* **PROBLEM REQUIREMENTS**
Below is some material; set it all down exactly, apart from the pictures.
= = = =
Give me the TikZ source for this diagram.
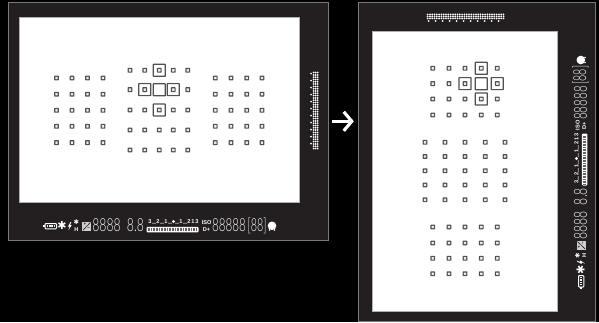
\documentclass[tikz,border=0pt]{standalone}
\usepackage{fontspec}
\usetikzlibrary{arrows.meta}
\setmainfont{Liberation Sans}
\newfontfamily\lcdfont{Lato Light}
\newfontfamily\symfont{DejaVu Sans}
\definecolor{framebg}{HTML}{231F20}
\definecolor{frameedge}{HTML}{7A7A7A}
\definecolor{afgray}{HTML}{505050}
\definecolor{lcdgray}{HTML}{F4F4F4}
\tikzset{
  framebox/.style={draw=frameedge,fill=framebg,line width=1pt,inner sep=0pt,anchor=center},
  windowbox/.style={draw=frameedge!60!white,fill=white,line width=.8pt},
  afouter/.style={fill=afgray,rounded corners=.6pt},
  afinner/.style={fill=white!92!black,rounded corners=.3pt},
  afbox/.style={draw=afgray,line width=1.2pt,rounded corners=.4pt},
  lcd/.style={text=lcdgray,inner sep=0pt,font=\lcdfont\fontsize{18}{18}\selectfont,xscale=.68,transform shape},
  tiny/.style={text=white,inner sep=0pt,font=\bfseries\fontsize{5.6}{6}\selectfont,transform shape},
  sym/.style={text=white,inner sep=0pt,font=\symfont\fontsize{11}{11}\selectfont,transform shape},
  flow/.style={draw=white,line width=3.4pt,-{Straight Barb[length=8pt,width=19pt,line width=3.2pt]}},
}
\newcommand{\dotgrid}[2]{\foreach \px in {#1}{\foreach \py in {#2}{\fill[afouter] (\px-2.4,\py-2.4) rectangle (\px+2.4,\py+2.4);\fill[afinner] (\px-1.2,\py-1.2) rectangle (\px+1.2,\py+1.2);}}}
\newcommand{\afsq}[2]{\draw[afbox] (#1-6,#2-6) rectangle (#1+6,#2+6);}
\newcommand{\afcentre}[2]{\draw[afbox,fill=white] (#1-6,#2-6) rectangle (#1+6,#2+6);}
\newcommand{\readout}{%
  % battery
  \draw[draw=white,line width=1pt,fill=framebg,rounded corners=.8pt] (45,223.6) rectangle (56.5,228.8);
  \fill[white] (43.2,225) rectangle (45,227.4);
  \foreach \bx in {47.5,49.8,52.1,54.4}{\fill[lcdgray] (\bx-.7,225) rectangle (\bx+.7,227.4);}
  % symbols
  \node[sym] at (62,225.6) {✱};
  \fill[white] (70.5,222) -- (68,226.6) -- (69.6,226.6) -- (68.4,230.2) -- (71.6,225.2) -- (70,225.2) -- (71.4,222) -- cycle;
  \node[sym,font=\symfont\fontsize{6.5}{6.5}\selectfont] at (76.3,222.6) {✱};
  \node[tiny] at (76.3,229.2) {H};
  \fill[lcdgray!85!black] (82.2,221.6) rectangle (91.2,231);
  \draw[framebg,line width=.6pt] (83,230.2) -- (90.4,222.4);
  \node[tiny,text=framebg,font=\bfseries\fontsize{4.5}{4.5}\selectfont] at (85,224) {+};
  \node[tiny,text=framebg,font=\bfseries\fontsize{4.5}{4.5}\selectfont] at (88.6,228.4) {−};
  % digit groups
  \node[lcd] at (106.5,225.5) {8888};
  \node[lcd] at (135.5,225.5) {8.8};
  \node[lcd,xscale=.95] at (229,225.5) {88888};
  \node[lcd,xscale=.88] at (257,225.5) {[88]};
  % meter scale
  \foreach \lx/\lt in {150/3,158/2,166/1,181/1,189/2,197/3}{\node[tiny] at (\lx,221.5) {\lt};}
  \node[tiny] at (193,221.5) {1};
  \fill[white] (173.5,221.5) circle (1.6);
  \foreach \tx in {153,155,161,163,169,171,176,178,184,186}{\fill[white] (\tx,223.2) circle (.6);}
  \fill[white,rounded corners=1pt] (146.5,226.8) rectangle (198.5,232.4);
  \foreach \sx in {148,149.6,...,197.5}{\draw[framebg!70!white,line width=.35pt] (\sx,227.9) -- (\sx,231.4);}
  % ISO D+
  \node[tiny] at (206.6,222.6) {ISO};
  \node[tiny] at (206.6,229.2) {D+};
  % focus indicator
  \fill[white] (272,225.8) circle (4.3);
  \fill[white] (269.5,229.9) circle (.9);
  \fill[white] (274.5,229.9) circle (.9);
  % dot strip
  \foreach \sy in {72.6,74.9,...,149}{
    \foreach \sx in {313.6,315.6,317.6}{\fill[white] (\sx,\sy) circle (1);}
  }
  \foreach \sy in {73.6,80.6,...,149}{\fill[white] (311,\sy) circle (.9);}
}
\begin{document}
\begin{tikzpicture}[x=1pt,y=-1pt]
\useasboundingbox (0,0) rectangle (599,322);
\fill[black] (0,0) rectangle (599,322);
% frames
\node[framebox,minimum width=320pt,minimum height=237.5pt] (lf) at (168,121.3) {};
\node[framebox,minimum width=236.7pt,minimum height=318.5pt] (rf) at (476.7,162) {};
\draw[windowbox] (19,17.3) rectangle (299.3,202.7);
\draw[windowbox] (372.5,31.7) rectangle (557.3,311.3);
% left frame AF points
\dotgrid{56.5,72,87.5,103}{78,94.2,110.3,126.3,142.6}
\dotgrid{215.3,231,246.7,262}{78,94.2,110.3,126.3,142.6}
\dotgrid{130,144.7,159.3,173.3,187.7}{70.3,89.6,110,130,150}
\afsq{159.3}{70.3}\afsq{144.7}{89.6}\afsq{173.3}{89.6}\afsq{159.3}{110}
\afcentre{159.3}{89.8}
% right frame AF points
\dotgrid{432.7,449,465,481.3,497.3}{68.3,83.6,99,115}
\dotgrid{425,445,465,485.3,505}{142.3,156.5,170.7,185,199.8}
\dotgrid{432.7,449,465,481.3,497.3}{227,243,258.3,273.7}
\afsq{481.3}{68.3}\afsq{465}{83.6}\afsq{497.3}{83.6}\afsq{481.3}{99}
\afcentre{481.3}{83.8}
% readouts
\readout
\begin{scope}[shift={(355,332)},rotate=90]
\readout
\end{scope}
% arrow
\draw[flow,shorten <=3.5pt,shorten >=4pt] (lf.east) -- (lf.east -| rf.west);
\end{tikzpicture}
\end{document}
= = = =
* **CORRECT RESPONSE**
Give me the TikZ source for this diagram.
\documentclass[tikz,border=0pt]{standalone}
\usepackage{fontspec}
\usetikzlibrary{arrows.meta}
\setmainfont{Liberation Sans}
\newfontfamily\lcdfont{Lato Light}
\newfontfamily\symfont{DejaVu Sans}
\definecolor{framebg}{HTML}{231F20}
\definecolor{frameedge}{HTML}{7A7A7A}
\definecolor{afgray}{HTML}{505050}
\definecolor{lcdgray}{HTML}{F4F4F4}
\tikzset{
  framebox/.style={draw=frameedge,fill=framebg,line width=1pt,inner sep=0pt,anchor=center},
  windowbox/.style={draw=frameedge!60!white,fill=white,line width=.8pt},
  afouter/.style={fill=afgray,rounded corners=.6pt},
  afinner/.style={fill=white!92!black,rounded corners=.3pt},
  afbox/.style={draw=afgray,line width=1.2pt,rounded corners=.4pt},
  lcd/.style={text=lcdgray,inner sep=0pt,font=\lcdfont\fontsize{18}{18}\selectfont,xscale=.68,transform shape},
  tiny/.style={text=white,inner sep=0pt,font=\bfseries\fontsize{5.6}{6}\selectfont,transform shape},
  sym/.style={text=white,inner sep=0pt,font=\symfont\fontsize{11}{11}\selectfont,transform shape},
  flow/.style={draw=white,line width=3.4pt,-{Straight Barb[length=8pt,width=19pt,line width=3.2pt]}},
}
\newcommand{\dotgrid}[2]{\foreach \px in {#1}{\foreach \py in {#2}{\fill[afouter] (\px-2.4,\py-2.4) rectangle (\px+2.4,\py+2.4);\fill[afinner] (\px-1.2,\py-1.2) rectangle (\px+1.2,\py+1.2);}}}
\newcommand{\afsq}[2]{\draw[afbox] (#1-6,#2-6) rectangle (#1+6,#2+6);}
\newcommand{\afcentre}[2]{\draw[afbox,fill=white] (#1-6,#2-6) rectangle (#1+6,#2+6);}
\newcommand{\readout}{%
  % battery
  \draw[draw=white,line width=1pt,fill=framebg,rounded corners=.8pt] (45,223.6) rectangle (56.5,228.8);
  \fill[white] (43.2,225) rectangle (45,227.4);
  \foreach \bx in {47.5,49.8,52.1,54.4}{\fill[lcdgray] (\bx-.7,225) rectangle (\bx+.7,227.4);}
  % symbols
  \node[sym] at (62,225.6) {✱};
  \fill[white] (70.5,222) -- (68,226.6) -- (69.6,226.6) -- (68.4,230.2) -- (71.6,225.2) -- (70,225.2) -- (71.4,222) -- cycle;
  \node[sym,font=\symfont\fontsize{6.5}{6.5}\selectfont] at (76.3,222.6) {✱};
  \node[tiny] at (76.3,229.2) {H};
  \fill[lcdgray!85!black] (82.2,221.6) rectangle (91.2,231);
  \draw[framebg,line width=.6pt] (83,230.2) -- (90.4,222.4);
  \node[tiny,text=framebg,font=\bfseries\fontsize{4.5}{4.5}\selectfont] at (85,224) {+};
  \node[tiny,text=framebg,font=\bfseries\fontsize{4.5}{4.5}\selectfont] at (88.6,228.4) {−};
  % digit groups
  \node[lcd] at (106.5,225.5) {8888};
  \node[lcd] at (135.5,225.5) {8.8};
  \node[lcd,xscale=.95] at (229,225.5) {88888};
  \node[lcd,xscale=.88] at (257,225.5) {[88]};
  % meter scale
  \foreach \lx/\lt in {150/3,158/2,166/1,181/1,189/2,197/3}{\node[tiny] at (\lx,221.5) {\lt};}
  \node[tiny] at (193,221.5) {1};
  \fill[white] (173.5,221.5) circle (1.6);
  \foreach \tx in {153,155,161,163,169,171,176,178,184,186}{\fill[white] (\tx,223.2) circle (.6);}
  \fill[white,rounded corners=1pt] (146.5,226.8) rectangle (198.5,232.4);
  \foreach \sx in {148,149.6,...,197.5}{\draw[framebg!70!white,line width=.35pt] (\sx,227.9) -- (\sx,231.4);}
  % ISO D+
  \node[tiny] at (206.6,222.6) {ISO};
  \node[tiny] at (206.6,229.2) {D+};
  % focus indicator
  \fill[white] (272,225.8) circle (4.3);
  \fill[white] (269.5,229.9) circle (.9);
  \fill[white] (274.5,229.9) circle (.9);
  % dot strip
  \foreach \sy in {72.6,74.9,...,149}{
    \foreach \sx in {313.6,315.6,317.6}{\fill[white] (\sx,\sy) circle (1);}
  }
  \foreach \sy in {73.6,80.6,...,149}{\fill[white] (311,\sy) circle (.9);}
}
\begin{document}
\begin{tikzpicture}[x=1pt,y=-1pt]
\useasboundingbox (0,0) rectangle (599,322);
\fill[black] (0,0) rectangle (599,322);
% frames
\node[framebox,minimum width=320pt,minimum height=237.5pt] (lf) at (168,121.3) {};
\node[framebox,minimum width=236.7pt,minimum height=318.5pt] (rf) at (476.7,162) {};
\draw[windowbox] (19,17.3) rectangle (299.3,202.7);
\draw[windowbox] (372.5,31.7) rectangle (557.3,311.3);
% left frame AF points
\dotgrid{56.5,72,87.5,103}{78,94.2,110.3,126.3,142.6}
\dotgrid{215.3,231,246.7,262}{78,94.2,110.3,126.3,142.6}
\dotgrid{130,144.7,159.3,173.3,187.7}{70.3,89.6,110,130,150}
\afsq{159.3}{70.3}\afsq{144.7}{89.6}\afsq{173.3}{89.6}\afsq{159.3}{110}
\afcentre{159.3}{89.8}
% right frame AF points
\dotgrid{432.7,449,465,481.3,497.3}{68.3,83.6,99,115}
\dotgrid{425,445,465,485.3,505}{142.3,156.5,170.7,185,199.8}
\dotgrid{432.7,449,465,481.3,497.3}{227,243,258.3,273.7}
\afsq{481.3}{68.3}\afsq{465}{83.6}\afsq{497.3}{83.6}\afsq{481.3}{99}
\afcentre{481.3}{83.8}
% readouts
\readout
\begin{scope}[shift={(355,332)},rotate=90]
\readout
\end{scope}
% arrow
\draw[flow,shorten <=3.5pt,shorten >=4pt] (lf.east) -- (lf.east -| rf.west);
\end{tikzpicture}
\end{document}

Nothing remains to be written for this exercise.